### [Records for this task]
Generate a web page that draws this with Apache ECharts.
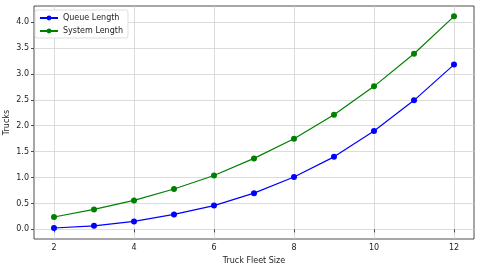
<!DOCTYPE html>
<html>
<head>
<meta charset="utf-8">
<script src="https://cdn.jsdelivr.net/npm/echarts@6/dist/echarts.min.js"></script>
<style>html,body{margin:0;padding:0;background:#fff}#c{width:480px;height:268px}</style>
</head>
<body>
<div id="c"></div>
<script>
const fleetSizes = [2, 3, 4, 5, 6, 7, 8, 9, 10, 11, 12];
const queueLength = [0.027, 0.07, 0.154, 0.29, 0.46, 0.70, 1.01, 1.40, 1.90, 2.49, 3.18];
const systemLength = [0.24, 0.385, 0.56, 0.78, 1.04, 1.37, 1.75, 2.21, 2.76, 3.39, 4.11];
const xTicks = [2, 4, 6, 8, 10, 12];
const yTicks = [0, 0.5, 1, 1.5, 2, 2.5, 3, 3.5, 4];

const font = 'DejaVu Sans';
const chart = echarts.init(document.getElementById('c'), null, {renderer: 'canvas'});
const pairs = arr => fleetSizes.map((x, i) => [x, arr[i]]);
chart.setOption({
  animation: false,
  textStyle: {fontFamily: font},
  grid: {left: 34, right: 6, top: 6, bottom: 29, containLabel: false, outerBoundsMode: 'none',
    show: true, borderColor: '#222', borderWidth: 0.8, backgroundColor: 'transparent'},
  legend: {
    orient: 'vertical', left: 35, top: 10,
    backgroundColor: '#fff', borderColor: '#d5d5d5', borderWidth: 0.8, borderRadius: 2,
    padding: [4, 5, 3, 4], itemGap: 5, itemWidth: 18, itemHeight: 6,
    textStyle: {fontFamily: font, fontSize: 8, color: '#222'},
    data: ['Queue Length', 'System Length']
  },
  xAxis: {
    type: 'value', min: 1.5, max: 12.5,
    name: 'Truck Fleet Size', nameLocation: 'middle', nameGap: 18, nameMoveOverlap: false,
    nameTextStyle: {fontFamily: font, fontSize: 8, color: '#222'},
    axisLine: {show: false},
    axisTick: {show: true, length: 3, customValues: xTicks, lineStyle: {color: '#222', width: 0.8}},
    axisLabel: {customValues: xTicks, fontFamily: font, fontSize: 8, color: '#222', margin: 5},
    splitLine: {show: true, lineStyle: {color: '#d3d3d3', width: 0.8}}
  },
  yAxis: {
    type: 'value', min: -0.185, max: 4.31,
    name: 'Trucks', nameLocation: 'middle', nameGap: 23, nameMoveOverlap: false,
    nameTextStyle: {fontFamily: font, fontSize: 8, color: '#222'},
    axisLine: {show: false},
    axisTick: {show: true, length: 3, customValues: yTicks, lineStyle: {color: '#222', width: 0.8}},
    axisLabel: {customValues: yTicks, fontFamily: font, fontSize: 8, color: '#222', margin: 5,
      formatter: v => v.toFixed(1)},
    splitLine: {show: true, lineStyle: {color: '#d3d3d3', width: 0.8}}
  },
  series: [
    {name: 'Queue Length', type: 'line', data: pairs(queueLength), symbol: 'circle', symbolSize: 6,
     itemStyle: {color: '#0000ff'}, lineStyle: {color: '#0000ff', width: 1.2}},
    {name: 'System Length', type: 'line', data: pairs(systemLength), symbol: 'circle', symbolSize: 6,
     itemStyle: {color: '#008000'}, lineStyle: {color: '#008000', width: 1.2}}
  ]
});
</script>
</body>
</html>
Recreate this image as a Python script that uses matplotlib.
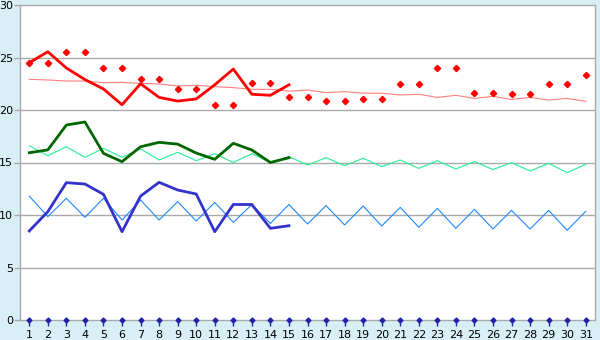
import matplotlib
matplotlib.use("Agg")
import matplotlib.pyplot as plt
import numpy as np

days = np.arange(1, 32)

# thick series, first 15 days only
red_thick = [24.5, 25.55, 24.0, 22.9, 22.0, 20.5, 22.5, 21.2, 20.85, 21.05,
             22.4, 23.9, 21.5, 21.4, 22.4]
green_thick = [15.93, 16.2, 18.57, 18.86, 15.87, 15.08, 16.5, 16.92, 16.75, 15.9,
               15.3, 16.83, 16.19, 15.0, 15.46]
blue_thick = [8.48, 10.32, 13.08, 12.95, 11.97, 8.41, 11.8, 13.11, 12.38, 12.0,
              8.41, 11.0, 11.0, 8.73, 8.98]

# red markers, all days
red_points = [24.5, 24.5, 25.55, 25.55, 24.0, 24.0, 23.0, 23.0, 22.0, 22.0,
              20.5, 20.5, 22.6, 22.6, 21.2, 21.2, 20.85, 20.85, 21.05, 21.05,
              22.5, 22.5, 24.0, 24.0, 21.6, 21.6, 21.5, 21.5, 22.45, 22.45, 23.3]

# thin reference lines, all days
pink_thin = [22.92, 22.86, 22.76, 22.76, 22.6, 22.63, 22.54, 22.48, 22.29, 22.35,
             22.22, 22.13, 21.97, 21.97, 21.8, 21.9, 21.65, 21.75, 21.6, 21.6,
             21.43, 21.5, 21.2, 21.4, 21.1, 21.3, 21.0, 21.2, 20.95, 21.1, 20.83]
green_thin = [16.6, 15.65, 16.5, 15.49, 16.35, 15.5, 16.29, 15.24, 15.97, 15.17,
              15.84, 15.0, 15.84, 15.0, 15.56, 14.76, 15.46, 14.7, 15.4, 14.6,
              15.24, 14.44, 15.17, 14.38, 15.08, 14.33, 14.98, 14.19, 14.92, 14.03, 14.83]
blue_thin = [11.8, 9.84, 11.59, 9.78, 11.59, 9.52, 11.43, 9.52, 11.27, 9.43,
             11.2, 9.3, 11.0, 9.2, 11.0, 9.14, 10.89, 9.05, 10.86, 8.95,
             10.73, 8.83, 10.63, 8.73, 10.54, 8.67, 10.44, 8.67, 10.44, 8.54, 10.35]

zero_points = [0] * 31

bg = '#d9eff6'
grid_c = '#aaaaaa'

fig = plt.figure(figsize=(6, 3.4), dpi=100, facecolor=bg)
ax = fig.add_axes([20 / 600, 20 / 340, 575 / 600, 315 / 340])
ax.set_facecolor('white')

for y in range(5, 30, 5):
    ax.axhline(y, color=grid_c, lw=1.0, zorder=1)

ax.plot(days, pink_thin, color='#ff7f7f', lw=0.8, zorder=2)
ax.plot(days, green_thin, color='#22ee99', lw=0.8, zorder=2)
ax.plot(days, blue_thin, color='#1e88ff', lw=0.8, zorder=2)

ax.plot(days[:15], red_thick, color='#ff0000', lw=2.0, zorder=3)
ax.plot(days[:15], green_thick, color='#006600', lw=2.0, zorder=3)
ax.plot(days[:15], blue_thick, color='#3333cc', lw=2.0, zorder=3)

ax.plot(days, red_points, ls='none', marker='D', ms=3.2, color='#ff0000', zorder=4)
ax.plot(days, zero_points, ls='none', marker='D', ms=2.5, color='#2222aa',
        zorder=5, clip_on=False)

ax.set_xlim(0.5, 31.5)
ax.set_ylim(0, 30)
ax.set_xticks(days)
ax.set_yticks(range(0, 31, 5))

for s in ax.spines.values():
    s.set_color(grid_c)
    s.set_linewidth(1.0)

ax.tick_params(axis='x', length=4, width=1, color='#2222aa', pad=3,
               labelsize=8, labelcolor='black')
ax.tick_params(axis='y', length=4, width=1, color=grid_c, pad=1,
               labelsize=8, labelcolor='black')

fig.savefig('out.png', dpi=100, facecolor=bg)
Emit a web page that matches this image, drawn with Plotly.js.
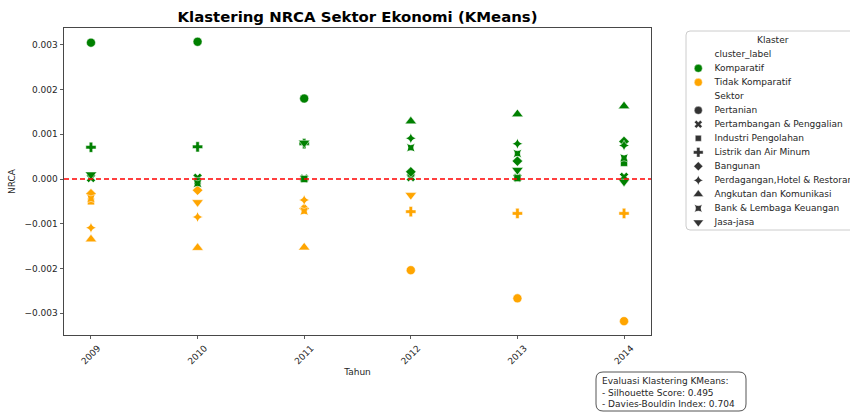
<!DOCTYPE html>
<html>
<head>
<meta charset="utf-8">
<script src="https://cdn.plot.ly/plotly-3.0.1.min.js"></script>
<style>html,body{margin:0;padding:0;background:#fff;}#chart{width:850px;height:414px;}</style>
</head>
<body>
<div id="chart"></div>
<script>
// ---------- DATA ----------
const years = [2009, 2010, 2011, 2012, 2013, 2014];
const sectors = ["Pertanian", "Pertambangan & Penggalian", "Industri Pengolahan", "Listrik dan Air Minum",
  "Bangunan", "Perdagangan,Hotel & Restoran", "Angkutan dan Komunikasi", "Bank & Lembaga Keuangan", "Jasa-jasa"];
const clusterNames = ["Komparatif", "Tidak Komparatif"];

const pertanian    = [0.00305, 0.00307, 0.00180, -0.00204, -0.00267, -0.00318];
const pertambangan = [0.00002, 0.00003, 0.00001, 0.00004, 0.00003, 0.00005];
const industri     = [-0.00050, -0.00005, 0.00000, 0.00012, 0.00002, 0.00036];
const listrik      = [0.00071, 0.00072, 0.00079, -0.00073, -0.00077, -0.00077];
const bangunan     = [-0.00033, -0.00025, -0.00066, 0.00016, 0.00040, 0.00084];
const perdagangan  = [-0.00109, -0.00085, -0.00047, 0.00091, 0.00079, 0.00075];
const angkutan     = [-0.00135, -0.00154, -0.00153, 0.00129, 0.00145, 0.00163];
const bank         = [-0.00044, -0.00010, -0.00072, 0.00070, 0.00057, 0.00047];
const jasa         = [0.00010, -0.00052, 0.00081, -0.00036, 0.00020, -0.00006];

const pertanianCl    = ["K","K","K","T","T","T"];
const pertambanganCl = ["K","K","K","K","K","K"];
const industriCl     = ["T","K","K","K","K","K"];
const listrikCl      = ["K","K","K","T","T","T"];
const bangunanCl     = ["T","T","T","K","K","K"];
const perdaganganCl  = ["T","T","T","K","K","K"];
const angkutanCl     = ["T","T","T","K","K","K"];
const bankCl         = ["T","K","T","K","K","K"];
const jasaCl         = ["K","T","K","T","K","K"];

const silhouette = 0.495;
const daviesBouldin = 0.704;

// ---------- STYLE ----------
const values = [pertanian, pertambangan, industri, listrik, bangunan, perdagangan, angkutan, bank, jasa];
const clusters = [pertanianCl, pertambanganCl, industriCl, listrikCl, bangunanCl, perdaganganCl, angkutanCl, bankCl, jasaCl];
const symbols = ["circle", "x", "square", "cross", "diamond", "star-diamond", "triangle-up", "star-square", "triangle-down"];
const sizes = [9, 8, 7, 8.5, 8, 7.5, 10, 7.5, 10];
const legSizes = [8, 7, 6, 8, 7, 7, 9, 7, 9];
const clusterColor = {K: "#008000", T: "#FFA500"};
const FONT = "DejaVu Sans, sans-serif";
const FS = 9;
const W = 850, H = 414, ML = 64, MT = 28, MB = 79;
const PW = W - ML, PH = H - MT - MB;
const mainRight = 651;
const px = p => (p - ML) / PW;
const py = p => (H - MB - p) / PH;

const traces = [];
sectors.forEach((s, i) => {
  traces.push({
    type: "scatter", mode: "markers", name: s, showlegend: false,
    x: years, y: values[i],
    marker: {symbol: symbols[i], size: sizes[i], opacity: 1, color: clusters[i].map(c => clusterColor[c]),
             line: {color: "white", width: 0.5}},
    xaxis: "x", yaxis: "y"
  });
});

// ---------- custom legend (on auxiliary axes) ----------
const legRows = [], legSym = [], legCol = [], legLabels = [], legSz = [], headerRows = [];
headerRows.push({row: 0, text: "cluster_label"});
clusterNames.forEach((c, i) => { legRows.push(1 + i); legSym.push("circle"); legSz.push(8); legCol.push(i === 0 ? clusterColor.K : clusterColor.T); legLabels.push(c); });
headerRows.push({row: 3, text: "Sektor"});
sectors.forEach((s, i) => { legRows.push(4 + i); legSym.push(symbols[i]); legSz.push(legSizes[i]); legCol.push("#333333"); legLabels.push(s); });

traces.push({
  type: "scatter", mode: "markers", showlegend: false, hoverinfo: "skip",
  x: legRows.map(() => 12.3), y: legRows,
  marker: {symbol: legSym, color: legCol, size: legSz, opacity: 1, line: {color: "white", width: 0.4}},
  xaxis: "x2", yaxis: "y2", cliponaxis: false
});
traces.push({
  type: "scatter", mode: "text", showlegend: false, hoverinfo: "skip",
  x: legRows.map(() => 28.5).concat(headerRows.map(() => 28.5)),
  y: legRows.concat(headerRows.map(h => h.row)),
  text: legLabels.concat(headerRows.map(h => h.text)),
  textposition: "middle right",
  textfont: {family: FONT, size: FS, color: "#262626"},
  xaxis: "x2", yaxis: "y2", cliponaxis: false
});

function roundRect(x0, y0, x1, y1, r) {
  const P = (x, y) => px(x) + "," + py(y);
  return "M" + P(x0 + r, y0) + " L" + P(x1 - r, y0) + " Q" + P(x1, y0) + " " + P(x1, y0 + r) +
    " L" + P(x1, y1 - r) + " Q" + P(x1, y1) + " " + P(x1 - r, y1) + " L" + P(x0 + r, y1) +
    " Q" + P(x0, y1) + " " + P(x0, y1 - r) + " L" + P(x0, y0 + r) + " Q" + P(x0, y0) + " " + P(x0 + r, y0) + " Z";
}

const layout = {
  width: W, height: H,
  margin: {l: ML, r: 0, t: MT, b: MB, pad: 0},
  paper_bgcolor: "white", plot_bgcolor: "white",
  font: {family: FONT, size: FS, color: "#262626"},
  showlegend: false,
  title: {text: "Klastering NRCA Sektor Ekonomi (KMeans)", x: px(357.5), xref: "paper", xanchor: "center",
          y: 1 - 17 / H, yref: "container", yanchor: "middle",
          font: {family: FONT, size: 14.9, weight: "bold", color: "#000"}},
  xaxis: {
    domain: [0, (mainRight - ML) / PW], range: [2008.747, 2014.253],
    tickvals: years, ticktext: years.map(String), tickangle: -45, ticklabelshift: 7,
    ticks: "outside", ticklen: 3.5, tickwidth: 0.8, tickcolor: "#333",
    showline: true, linecolor: "#333", linewidth: 0.9, mirror: true,
    showgrid: false, zeroline: false,
    tickfont: {family: FONT, size: FS, color: "#262626"},
    title: {text: "Tahun", font: {family: FONT, size: FS, color: "#262626"}, standoff: 3},
    anchor: "y"
  },
  yaxis: {
    domain: [0, 1], range: [-0.00349, 0.003378],
    tickvals: [-0.003, -0.002, -0.001, 0, 0.001, 0.002, 0.003], tickformat: ".3f",
    ticks: "outside", ticklen: 3.5, tickwidth: 0.8, tickcolor: "#333",
    showline: true, linecolor: "#333", linewidth: 0.9, mirror: true,
    showgrid: false, zeroline: false,
    tickfont: {family: FONT, size: FS, color: "#262626"},
    title: {text: "NRCA", font: {family: FONT, size: FS, color: "#262626"}, standoff: 7},
    anchor: "x"
  },
  xaxis2: {domain: [px(686), 1], range: [0, 164], visible: false, fixedrange: true, anchor: "y2"},
  yaxis2: {domain: [0, 1], range: [20.05, -1.879], visible: false, fixedrange: true, anchor: "x2"},
  shapes: [
    {type: "line", xref: "x domain", yref: "y", x0: 0, x1: 1, y0: 0, y1: 0,
     line: {color: "#ff0000", width: 1.3, dash: "5px,3px"}},
    {type: "path", xref: "paper", yref: "paper", path: roundRect(686, 31, 880, 230, 4),
     line: {color: "#cccccc", width: 1}, fillcolor: "rgba(255,255,255,0.8)", layer: "below"},
    {type: "path", xref: "paper", yref: "paper", path: roundRect(596, 372, 746, 411, 7),
     line: {color: "#555555", width: 1}, fillcolor: "white", layer: "above"}
  ],
  annotations: [
    {xref: "paper", yref: "paper", x: px(773), y: py(40), text: "Klaster", showarrow: false,
     xanchor: "center", yanchor: "middle", font: {family: FONT, size: FS, color: "#262626"}},
    {xref: "paper", yref: "paper", x: px(600), y: py(374), xanchor: "left", yanchor: "top", align: "left",
     showarrow: false,
     text: "Evaluasi Klastering KMeans:<br>- Silhouette Score: " + silhouette.toFixed(3) +
           "<br>- Davies-Bouldin Index: " + daviesBouldin.toFixed(3),
     font: {family: FONT, size: FS, color: "#262626"}}
  ]
};

Plotly.newPlot("chart", traces, layout, {displayModeBar: false, staticPlot: true});
</script>
</body>
</html>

### [Written request]
Write out exactly the lines between the start of the data and the line with "2.5, 3, 3.5, 4];", including both, but none of the pictures.

### [Problem solution]
Generate a web page that draws this with Apache ECharts.
<!DOCTYPE html>
<html>
<head>
<meta charset="utf-8">
<script src="https://cdn.jsdelivr.net/npm/echarts@6/dist/echarts.min.js"></script>
<style>html,body{margin:0;padding:0;background:#fff}#c{width:480px;height:268px}</style>
</head>
<body>
<div id="c"></div>
<script>
const fleetSizes = [2, 3, 4, 5, 6, 7, 8, 9, 10, 11, 12];
const queueLength = [0.027, 0.07, 0.154, 0.29, 0.46, 0.70, 1.01, 1.40, 1.90, 2.49, 3.18];
const systemLength = [0.24, 0.385, 0.56, 0.78, 1.04, 1.37, 1.75, 2.21, 2.76, 3.39, 4.11];
const xTicks = [2, 4, 6, 8, 10, 12];
const yTicks = [0, 0.5, 1, 1.5, 2, 2.5, 3, 3.5, 4];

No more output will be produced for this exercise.